UK bombings cost just hundreds
The London bombings last July cost no more than several hundred pounds to carry out, the BBC said yesterday after an investigation. Economist Loretta Napoleoni, an expert on financing terrorism, told the BBC World Service the cost fitted a bigger...
The London bombings last July cost no more than several hundred pounds to carry out, the BBC said yesterday after an investigation.
Economist Loretta Napoleoni, an expert on financing terrorism, told the BBC World Service the cost fitted a bigger pattern.
"If you look at 9/11, which cost only $500,000 to execute, and then you look at all the subsequent attacks that have taken place - going from Bali to Istanbul to Madrid to London - we actually see that the cost of the attacks is decreasing," she said.

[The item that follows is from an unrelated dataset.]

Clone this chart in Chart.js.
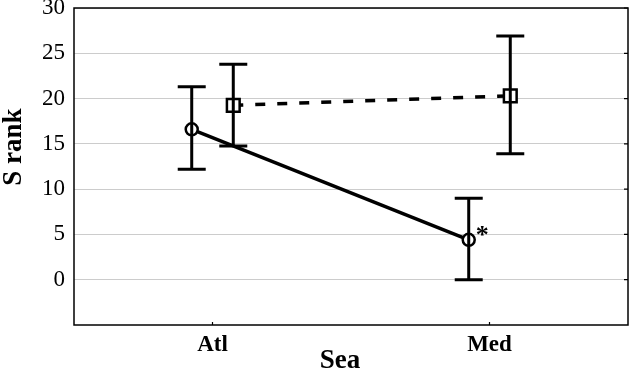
<!DOCTYPE html>
<html>
<head>
<meta charset="utf-8">
<script src="https://cdn.jsdelivr.net/npm/chart.js@4/dist/chart.umd.min.js"></script>
<style>
  html, body { margin: 0; padding: 0; background: #fff; }
  #wrap { width: 630px; height: 376px; position: relative; }
</style>
</head>
<body>
<div id="wrap"><canvas id="chart"></canvas></div>
<script>
// categories and values
const categories = ["Atl", "Med"];
const yTicks = [0, 5, 10, 15, 20, 25, 30];

const circleMeans = [16.6, 4.4];
const circleUpper = [21.3, 9.0];
const circleLower = [12.2, 0.0];
const circleMarks = ["", "*"];

const squareMeans = [19.25, 20.3];
const squareUpper = [23.8, 26.9];
const squareLower = [14.75, 13.9];

const groupShift = 0.075; // horizontal dodge of the two groups

const serif = "'Liberation Serif', 'DejaVu Serif', serif";

const points = (means, shift) => means.map((v, i) => ({ x: i + shift, y: v }));

// error bars, frame and titles
const extras = {
  id: "extras",
  afterDatasetsDraw(chart) {
    const { ctx, scales } = chart;
    const bars = [
      { upper: circleUpper, lower: circleLower, shift: -groupShift },
      { upper: squareUpper, lower: squareLower, shift: groupShift }
    ];
    ctx.save();
    ctx.strokeStyle = "#000";
    ctx.lineWidth = 3;
    bars.forEach((b) => {
      b.upper.forEach((u, i) => {
        const x = scales.x.getPixelForValue(i + b.shift);
        const yt = scales.y.getPixelForValue(u);
        const yb = scales.y.getPixelForValue(b.lower[i]);
        ctx.beginPath();
        ctx.moveTo(x, yt); ctx.lineTo(x, yb);
        ctx.moveTo(x - 14, yt); ctx.lineTo(x + 14, yt);
        ctx.moveTo(x - 14, yb); ctx.lineTo(x + 14, yb);
        ctx.stroke();
      });
    });
    ctx.restore();
  },
  afterDraw(chart) {
    const { ctx, chartArea, scales } = chart;
    ctx.save();
    // frame
    ctx.strokeStyle = "#000";
    ctx.lineWidth = 1.5;
    ctx.strokeRect(chartArea.left, chartArea.top, chartArea.right - chartArea.left, chartArea.bottom - chartArea.top);
    // small inner ticks
    ctx.lineWidth = 1.2;
    ctx.beginPath();
    categories.forEach((_, i) => {
      const x = scales.x.getPixelForValue(i);
      ctx.moveTo(x, chartArea.bottom); ctx.lineTo(x, chartArea.bottom - 3);
    });
    yTicks.forEach((v) => {
      const y = scales.y.getPixelForValue(v);
      ctx.moveTo(chartArea.right, y); ctx.lineTo(chartArea.right - 4, y);
    });
    ctx.stroke();
    // asterisk marks
    ctx.fillStyle = "#000";
    ctx.font = "bold 26px " + serif;
    ctx.textAlign = "left";
    ctx.textBaseline = "middle";
    circleMarks.forEach((m, i) => {
      if (!m) return;
      const x = scales.x.getPixelForValue(i - groupShift);
      const y = scales.y.getPixelForValue(circleMeans[i]);
      ctx.fillText(m, x + 7, y - 4);
    });
    // axis titles
    ctx.font = "bold 27px " + serif;
    ctx.textAlign = "center";
    ctx.fillText("Sea", 340, 361);
    ctx.translate(14, 147);
    ctx.rotate(-Math.PI / 2);
    ctx.fillText("S rank", 0, 0);
    ctx.restore();
  }
};

new Chart(document.getElementById("chart"), {
  type: "line",
  data: {
    datasets: [
      {
        label: "circle",
        data: points(circleMeans, -groupShift),
        borderColor: "#000",
        borderWidth: 3.5,
        pointStyle: "circle",
        pointRadius: 6,
        pointBorderWidth: 2.5,
        pointBackgroundColor: "#fff",
        pointBorderColor: "#000",
        order: 1
      },
      {
        label: "square",
        data: points(squareMeans, groupShift),
        borderColor: "#000",
        borderWidth: 3.5,
        borderDash: [10, 12],
        pointStyle: "rect",
        pointRadius: 9,
        pointBorderWidth: 2.5,
        pointBackgroundColor: "#fff",
        pointBorderColor: "#000",
        order: 0
      }
    ]
  },
  options: {
    responsive: true,
    maintainAspectRatio: false,
    animation: false,
    layout: { autoPadding: false, padding: { top: 8, right: 2, left: 0, bottom: 0 } },
    plugins: { legend: { display: false }, tooltip: { enabled: false } },
    scales: {
      x: {
        type: "linear",
        min: -0.5,
        max: 1.5,
        afterBuildTicks: (scale) => { scale.ticks = categories.map((_, i) => ({ value: i })); },
        afterFit: (scale) => { scale.height = 51; scale.paddingLeft = 0; scale.paddingRight = 0; },
        grid: { display: false, drawTicks: false },
        border: { display: false },
        ticks: {
          padding: 6,
          color: "#000",
          font: { family: serif, size: 23, weight: "bold" },
          callback: (value) => categories[value] ?? ""
        }
      },
      y: {
        min: -5,
        max: 30,
        afterBuildTicks: (scale) => { scale.ticks = [-5, ...yTicks].map((v) => ({ value: v })); },
        afterFit: (scale) => { scale.width = 74; scale.paddingTop = 0; scale.paddingBottom = 0; },
        grid: {
          drawTicks: false,
          lineWidth: 1,
          color: (c) => (c.tick && c.tick.value >= 0 ? "#cccccc" : "rgba(0,0,0,0)")
        },
        border: { display: false },
        ticks: {
          padding: 9,
          color: "#000",
          font: { family: serif, size: 23 },
          callback: (value) => (value < 0 ? "" : value)
        }
      }
    }
  },
  plugins: [extras]
});
</script>
</body>
</html>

Four young Britons detonated homemade bombs concealed in rucksacks on three underground trains and a bus during rush hour on July 7, 2005, killing 52 people and injuring hundreds.
British police said they would not comment on the BBC report.

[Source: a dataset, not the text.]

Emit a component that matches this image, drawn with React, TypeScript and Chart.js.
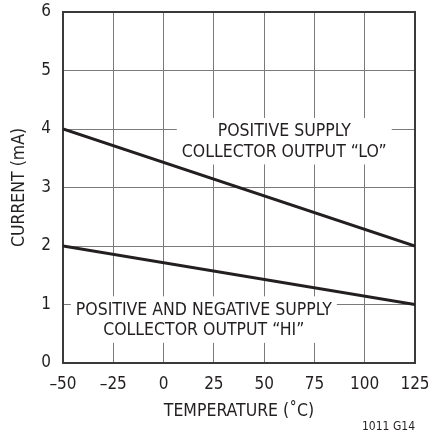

The Madrid bomb attacks in March 2004 killed 191 people and wounded some 1,900 when bombs went off on four packed commuter trains.
Investigators at the time said Islamist militants recruited common criminals and used money raised from selling drugs to fund the bombings. EU officials estimated they cost less than €10,000.
The BBC said the police believed one of the London bombers, Mohammad Sidique Khan, was the principal backer of the attacks and that he gave money to the other men to buy materials.
Douglas Greenburg, who studied the financing of the US attacks as part of the 9/11 commission, told the BBC the relatively low cost made it harder for banks to spot any financial irregularity.
"If you have someone who is working and depositing their pay cheques into the bank, and periodically withdrawing money and at night buying components for a bomb, constructing a bomb in their basement, what's the bank going to do about that?"